My next question is - at my fiancees appointment, should I be there with her or not? I am scheduled to start a new job that day and would rather not fly up to Glasgow (though obviously I wil do what it takes to make sure we she gets it. 

I then understand that it takes 7 working days to get her passport back after her appointment (so isn;t in fact same day premium service as they claim!)- we fly on the 8th day so it's tight but hopefully will be ok....

Her appointment confirmation clearly states that only 1 person must attend and makes no reference at all to me needing to be there or even if me being there would help. We have reams of proof (11,000 emails and millions of photos, letters flight stubs etc that we submitted for her fiancee visa application!)

So, should I also go to Glasgow? I read elsewhere that a signed dated letter is ok but would only do that if that was 100% ok - we can't afford to take any risks.


----------



## 2farapart (Aug 18, 2011)

I don't have 'best advice' on this, but can only answer as someone in a similar position. As I'm my partner's 'sponsor', I definitely plan to be there. I know I need to supply a new sponsor's letter, together with all the financials etc and it's likely my presence won't be needed or wanted (by UKBA) on the day, so me being there (outside at least) will just make us both feel better. It's a "just in case" thing really (e.g. something not clear in the paperwork perhaps that they might want to clarify with me). However, my understanding is that the decision will be based upon the paperwork only and nothing I will add by being there. If your partner is fine about going alone and it would otherwise cause a problem for starting your new job, I would imagine it would be fine if you didn't go too.


----------



## nyclon (Apr 3, 2011)

> My next question is - at my fiancees appointment, should I be there with her or not? I am scheduled to start a new job that day and would rather not fly up to Glasgow (though obviously I wil do what it takes to make sure we she gets it.


I think you are expected to be there. See the link and scroll down to "Applying at a public enquiry office":

UK Border Agency | Completing application form SET(M)

It does say that if you can't attend that you have to write a letter of support and provide a phone number where you can be reached. Starting a job which is going to support your wife and keep her from needing public funds is probably a good enough reason not to attend, but I don't know that for sure.


----------



## Sinclair (Apr 23, 2011)

2farapart said:


> I don't have 'best advice' on this, but can only answer as someone in a similar position. As I'm my partner's 'sponsor', I definitely plan to be there. I know I need to supply a new sponsor's letter, together with all the financials etc and it's likely my presence won't be needed or wanted (by UKBA) on the day, so me being there (outside at least) will just make us both feel better. It's a "just in case" thing really (e.g. something not clear in the paperwork perhaps that they might want to clarify with me). However, my understanding is that the decision will be based upon the paperwork only and nothing I will add by being there. If your partner is fine about going alone and it would otherwise cause a problem for starting your new job, I would imagine it would be fine if you didn't go too.


Thanks 2fara - I will await another answer and hopefully speak to a UKBA official (has anyone ever managed to get through to one ?!).


Ps - My advice to anyone on a fiancee visa in the UK now - book your appointment online about 8 weeks before your wedding - not 1 week like us.

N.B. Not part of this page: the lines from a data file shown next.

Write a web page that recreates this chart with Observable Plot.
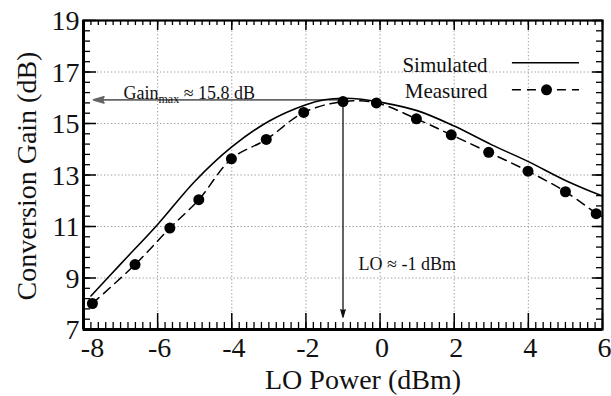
<!DOCTYPE html>
<html>
<head>
<meta charset="utf-8">
<script src="https://cdn.jsdelivr.net/npm/d3@7"></script>
<script src="https://cdn.jsdelivr.net/npm/@observablehq/plot@0.6"></script>
<style>
  html, body { margin: 0; padding: 0; background: #fff; }
  #chart svg { display: block; }
  #chart svg, #chart svg text { font-family: "Liberation Serif", "DejaVu Serif", serif !important; }
</style>
</head>
<body>
<div id="chart"></div>
<script>
// ---- data ----
const measuredX    = [-7.76, -6.61, -5.67, -4.89, -4.01, -3.07, -2.06, -1.0, -0.1, 0.98, 1.92, 2.93, 3.99, 5.0, 5.83];
const measuredGain = [8.01, 9.52, 10.94, 12.04, 13.63, 14.38, 15.43, 15.85, 15.80, 15.18, 14.56, 13.88, 13.15, 12.35, 11.50];

const simulatedX    = [-7.8, -7, -6, -5, -4, -3, -2, -1.5, -1, -0.5, 0, 1, 2, 3, 4, 5, 6];
const simulatedGain = [8.30, 9.54, 11.08, 12.75, 14.09, 15.09, 15.73, 15.92, 15.98, 15.94, 15.83, 15.50, 14.90, 14.18, 13.52, 12.79, 12.18];

const xTickLabels = [-8, -6, -4, -2, 0, 2, 4, 6];
const yTickLabels = [7, 9, 11, 13, 15, 17, 19];
const xGrid = [-6, -4, -2, 0, 2, 4];
const yGrid = [9, 11, 13, 15, 17];

const peakLO = [-1.0];         // dBm
const peakGain = [15.92];      // dB (arrow level)
const arrowEndX = [-7.73];
const arrowEndGain = [7.48];

const seriesNames = ["Simulated", "Measured"];
const gainLabel = ["Gain_max \u2248 15.8 dB"];
const loLabel = ["LO \u2248 -1 dBm"];

// ---- build tables ----
const measured = measuredX.map((x, i) => ({x, gain: measuredGain[i]}));
const simulated = simulatedX.map((x, i) => ({x, gain: simulatedGain[i]}));

const xMinor = d3.range(-8, 6.0001, 0.2).map(v => +v.toFixed(2));
const yMinor = d3.range(7, 19.0001, 0.4).map(v => +v.toFixed(2));

const W = 611, H = 396, mL = 83, mR = 9, mT = 20, mB = 67;
const PW = W - mL - mR, PH = H - mT - mB;
const serif = "Liberation Serif";

// legend rows placed in data space
const legendTextX = 2.90;
const legendY = [17.1, 16.12];
const legendLineY = [17.36, 16.31];
const legendLine = [3.57, 5.38];
const legendDot = 4.49;

const T = {fontFamily: serif, fill: "#111"};

const plot = Plot.plot({
  width: W, height: H,
  marginLeft: mL, marginRight: mR, marginTop: mT, marginBottom: mB,
  x: {domain: [-8, 6], axis: null},
  y: {domain: [7, 19], axis: null},
  style: {fontFamily: serif, background: "#fff"},
  marks: [
    // dotted grid
    Plot.ruleX(xGrid, {x: d => d, stroke: "#9a9a9a", strokeWidth: 1, strokeDasharray: "1.3,2.2"}),
    Plot.ruleY(yGrid, {y: d => d, stroke: "#9a9a9a", strokeWidth: 1, strokeDasharray: "1.3,2.2"}),

    // inward ticks: bottom
    Plot.ruleX(xMinor, {x: d => d, insetTop: PH - 7, stroke: "#000", strokeWidth: 1.3}),
    Plot.ruleX(xTickLabels, {x: d => d, insetTop: PH - 16, stroke: "#000", strokeWidth: 1.5}),
    // top
    Plot.ruleX(xMinor, {x: d => d, insetBottom: PH - 5, stroke: "#000", strokeWidth: 1.3}),
    Plot.ruleX(xTickLabels, {x: d => d, insetBottom: PH - 10, stroke: "#000", strokeWidth: 1.5}),
    // left
    Plot.ruleY(yMinor, {y: d => d, insetRight: PW - 7, stroke: "#000", strokeWidth: 1.3}),
    Plot.ruleY(yTickLabels, {y: d => d, insetRight: PW - 13, stroke: "#000", strokeWidth: 1.5}),
    // right
    Plot.ruleY(yMinor, {y: d => d, insetLeft: PW - 6, stroke: "#000", strokeWidth: 1.3}),
    Plot.ruleY(yTickLabels, {y: d => d, insetLeft: PW - 10, stroke: "#000", strokeWidth: 1.5}),

    // frame
    Plot.frame({stroke: "#000", strokeWidth: 2.2}),
    Plot.ruleX([-8], {stroke: "#000", strokeWidth: 3}),
    Plot.ruleY([7], {stroke: "#000", strokeWidth: 3}),

    // annotations: arrows (head subpath filled -> solid triangle)
    Plot.arrow([0], {x1: () => peakLO[0], y1: () => peakGain[0], x2: () => arrowEndX[0], y2: () => peakGain[0],
      stroke: "#666", fill: "#666", strokeWidth: 1.8, headLength: 9, headAngle: 32}),
    Plot.arrow([0], {x1: () => peakLO[0], y1: () => measuredGain[7], x2: () => peakLO[0], y2: () => arrowEndGain[0],
      stroke: "#111", fill: "#111", strokeWidth: 1.3, headLength: 9, headAngle: 32}),

    // simulated
    Plot.line(simulated, {x: "x", y: "gain", curve: "catmull-rom", stroke: "#000", strokeWidth: 1.6}),
    // measured
    Plot.line(measured, {x: "x", y: "gain", curve: "catmull-rom", stroke: "#000", strokeWidth: 1.5, strokeDasharray: "9,6"}),
    Plot.dot(measured, {x: "x", y: "gain", r: 5.5, fill: "#000", stroke: "none"}),

    // annotation labels
    Plot.text(gainLabel, {...T, x: () => -6.92, y: () => 16.08, text: d => d, textAnchor: "start", lineAnchor: "bottom", dy: 3, fontSize: 18}),
    Plot.text(loLabel, {...T, x: () => -0.58, y: () => 9.41, text: d => d, textAnchor: "start", lineAnchor: "bottom", dy: 3, fontSize: 18}),

    // legend
    Plot.text(seriesNames, {...T, x: () => legendTextX, y: (d, i) => legendY[i], text: d => d, textAnchor: "end", lineAnchor: "bottom", dy: 3, fontSize: 21}),
    Plot.ruleY([legendLineY[0]], {x1: legendLine[0], x2: legendLine[1], y: d => d, stroke: "#000", strokeWidth: 1.6}),
    Plot.ruleY([legendLineY[1]], {x1: legendLine[0], x2: legendLine[1], y: d => d, stroke: "#000", strokeWidth: 1.5, strokeDasharray: "9,6"}),
    Plot.dot([legendLineY[1]], {x: () => legendDot, y: d => d, r: 5.5, fill: "#000"}),

    // tick labels
    Plot.text(xTickLabels.filter(d => d !== -8), {...T, x: d => d, frameAnchor: "bottom", textAnchor: "middle", lineAnchor: "top", dy: 8, dx: 2, text: d => String(d), fontSize: 28}),
    Plot.text(xTickLabels.filter(d => d === -8), {...T, x: d => d, frameAnchor: "bottom", textAnchor: "middle", lineAnchor: "top", dy: 8, dx: 9, text: d => String(d), fontSize: 28}),
    Plot.text(yTickLabels, {...T, y: d => d, frameAnchor: "left", textAnchor: "end", dx: -4, dy: 1, text: d => String(d), fontSize: 28}),

    // axis titles
    Plot.text(["LO Power (dBm)"], {...T, frameAnchor: "bottom", textAnchor: "middle", lineAnchor: "top", dy: 40, dx: 20, text: d => d, fontSize: 28}),
    Plot.text(["Conversion Gain (dB)"], {...T, frameAnchor: "left", textAnchor: "middle", rotate: -90, dx: -56, dy: 1, text: d => d, fontSize: 28})
  ]
});

// subscript for "Gain_max"
plot.querySelectorAll("text").forEach(t => {
  if (t.textContent.startsWith("Gain_max")) {
    const ns = "http://www.w3.org/2000/svg";
    const rest = t.textContent.replace("Gain_max", "");
    t.textContent = "";
    const a = document.createElementNS(ns, "tspan"); a.textContent = "Gain";
    const b = document.createElementNS(ns, "tspan"); b.textContent = "max"; b.setAttribute("font-size", "12"); b.setAttribute("dy", "4");
    const c = document.createElementNS(ns, "tspan"); c.textContent = rest; c.setAttribute("dy", "-4");
    t.append(a, b, c);
  }
});

document.getElementById("chart").appendChild(plot);
</script>
</body>
</html>
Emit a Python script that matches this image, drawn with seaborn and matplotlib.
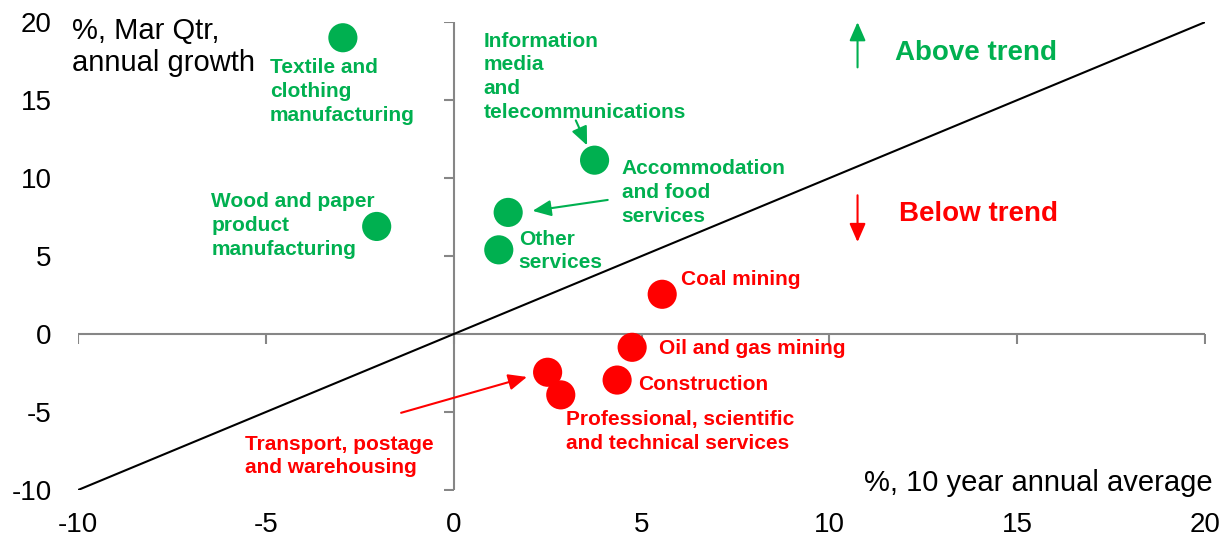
import numpy as np
import pandas as pd
import matplotlib
matplotlib.use('Agg')
import matplotlib.pyplot as plt
import seaborn as sns

sns.set_theme(style='white')
plt.rcParams['font.family'] = ['Liberation Sans', 'DejaVu Sans']
plt.rcParams['axes.unicode_minus'] = False

# Data: industries, 10 year annual average growth vs Mar Qtr annual growth (%)
industries = ['Textile and clothing manufacturing', 'Wood and paper product manufacturing',
              'Information media and telecommunications', 'Accommodation and food services',
              'Other services', 'Coal mining', 'Oil and gas mining', 'Construction',
              'Transport, postage and warehousing', 'Professional, scientific and technical services']
ten_year_avg = [-2.95, -2.05, 3.75, 1.45, 1.2, 5.55, 4.75, 4.35, 2.5, 2.85]
mar_qtr_growth = [19.0, 6.9, 11.15, 7.8, 5.4, 2.55, -0.85, -2.95, -2.45, -3.9]
ticks = [-10, -5, 0, 5, 10, 15, 20]

GREEN = '#00B050'
RED = '#FF0000'
GREY = '#868686'

df = pd.DataFrame({'industry': industries, 'avg': ten_year_avg, 'growth': mar_qtr_growth})
df['trend'] = np.where(df['growth'] > df['avg'], 'Above', 'Below')

fig = plt.figure(figsize=(12.27, 5.39), dpi=100)
ax = fig.add_axes([0.0636, 0.0909, 0.9185, 0.868])

# zero axes with tick marks, like Excel's crossing axes
ax.plot([ticks[0], ticks[-1]], [0, 0], color=GREY, lw=1.5, zorder=1)
ax.plot([0, 0], [ticks[0], ticks[-1]], color=GREY, lw=1.5, zorder=1)
ax.plot(ticks, [0] * len(ticks), ls='none', marker=3, ms=7, mew=1.5, color=GREY, zorder=1)
ax.plot([0] * len(ticks), ticks, ls='none', marker=0, ms=7, mew=1.5, color=GREY, zorder=1)

# trend line y = x
ax.plot([ticks[0], ticks[-1]], [ticks[0], ticks[-1]], color='black', lw=1.5, zorder=2)

sns.scatterplot(data=df, x='avg', y='growth', hue='trend', palette={'Above': GREEN, 'Below': RED},
                s=440, edgecolor='none', legend=False, ax=ax, zorder=3)

# labels (text, x, y, colour)
labels = [
    ('Textile and\nclothing\nmanufacturing', -4.9, 17.7, GREEN),
    ('Wood and paper\nproduct\nmanufacturing', -6.45, 9.1, GREEN),
    ('Information\nmedia\nand\ntelecommunications', 0.8, 19.4, GREEN),
    ('Accommodation\nand food\nservices', 4.47, 11.2, GREEN),
    ('Other\nservices', 1.73, 6.7, GREEN),
    ('Coal mining', 6.04, 4.1, RED),
    ('Oil and gas mining', 5.46, -0.3, RED),
    ('Construction', 4.92, -2.65, RED),
    ('Professional, scientific\nand technical services', 3.0, -4.9, RED),
    ('Transport, postage\nand warehousing', -5.55, -6.45, RED),
]
for txt, x, y, c in labels:
    ax.text(x, y, txt, color=c, fontsize=15, fontweight='bold', ha='left', va='top',
            linespacing=1.32, zorder=4)

# pointer arrows (start, end, colour)
arrows = [
    ((3.25, 13.7), (3.55, 12.1), GREEN),
    ((4.1, 8.6), (2.1, 7.9), GREEN),
    ((-1.4, -5.05), (1.95, -2.75), RED),
    ((10.75, 17.1), (10.75, 20.0), GREEN),
    ((10.75, 8.9), (10.75, 5.9), RED),
]
for (x0, y0), (x1, y1), c in arrows:
    ax.annotate('', xy=(x1, y1), xytext=(x0, y0),
                arrowprops=dict(arrowstyle='-|>,head_length=0.8,head_width=0.35', color=c, lw=1.5,
                                mutation_scale=14, shrinkA=0, shrinkB=0), zorder=4)

ax.text(11.75, 18.0, 'Above trend', color=GREEN, fontsize=20, fontweight='bold', ha='left', va='center')
ax.text(11.85, 7.7, 'Below trend', color=RED, fontsize=20, fontweight='bold', ha='left', va='center')

ax.text(-10.15, 20.35, '%, Mar Qtr,\nannual growth', fontsize=21, ha='left', va='top',
        linespacing=1.2, color='black')
ax.text(20.2, -9.55, '%, 10 year annual average', fontsize=21, ha='right', va='center', color='black')

ax.set_xlim(ticks[0], ticks[-1])
ax.set_ylim(ticks[0], ticks[-1])
ax.set_xticks(ticks)
ax.set_yticks(ticks)
ax.tick_params(axis='both', length=0, labelsize=20, colors='black')
ax.tick_params(axis='y', pad=19)
ax.tick_params(axis='x', pad=16)
for s in ax.spines.values():
    s.set_visible(False)
ax.set_xlabel('')
ax.set_ylabel('')
ax.grid(False)

fig.savefig('out.png', dpi=100)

It's an added stress that we could really have done without!


----------



## Sinclair (Apr 23, 2011)

nyclon said:


> I think you are expected to be there. See the link and scroll down to "Applying at a public enquiry office":
> 
> UK Border Agency | Completing application form SET(M)
> 
> It does say that if you can't attend that you have to write a letter of support and provide a phone number where you can be reached. Starting a job which is going to support your wife and keep her from needing public funds is probably a good enough reason not to attend, but I don't know that for sure.


Nyclon - thanks again for your help. I noticed that the link you sent is for ILR whereas we are only applying for FLR at this stage. I think I'd be more there for moral support more than anything else! I think a letter will suffice as we have so much evidence of our relationship and will have all of our wedding photos too!


----------



## Joppa (Sep 7, 2009)

Sinclair said:


> Nyclon - thanks again for your help. I noticed that the link you sent is for ILR whereas we are only applying for FLR at this stage. I think I'd be more there for moral support more than anything else! I think a letter will suffice as we have so much evidence of our relationship and will have all of our wedding photos too!


The whole idea of a same-day premium service is that there will be all the information required to make a decision there and then. It may not just about your relationship they may want to ask you about, so being there in person would make things a lot easier and increase your chances of same-day decision.


----------



## Liz in UK (Jul 31, 2011)

Sinclair said:


> Thanks guys for your responses - I agree with all you say.
> 
> My next question is - at my fiancees appointment, should I be there with her or not? I am scheduled to start a new job that day and would rather not fly up to Glasgow (though obviously I wil do what it takes to make sure we she gets it.
> 
> ...


When my husband and I applied for my FLR(M) he came to the appointment with me. Yes, it says one person will be admitted, but that just means one applicant. You will be allowed into the application centre if you decide you are able to make it. Not sure if you are expected to come or not, but as you are starting a new job, a letter of support explaining why you are unable to attend and a contact phone number are probably ok, but I'm not really sure about that. That being said, if the situation had been reversed and my husband were applying for a visa, I would have insisted on being there for moral support.

When I applied, my appointment was at 11:30 am, I submitted my documents, paid my fees, and had my biometrics taken, and then left the building at 1:30 while they processed my application. I had a phone call about my decision by 4:00pm. My husband's and my passports were returned the same day, along with all original documents, and my biometric residency permit was mailed, and arrived within about 5 working days. So I think you're probably cutting it a bit close with your travel plans. 

Hope all works out for you.


----------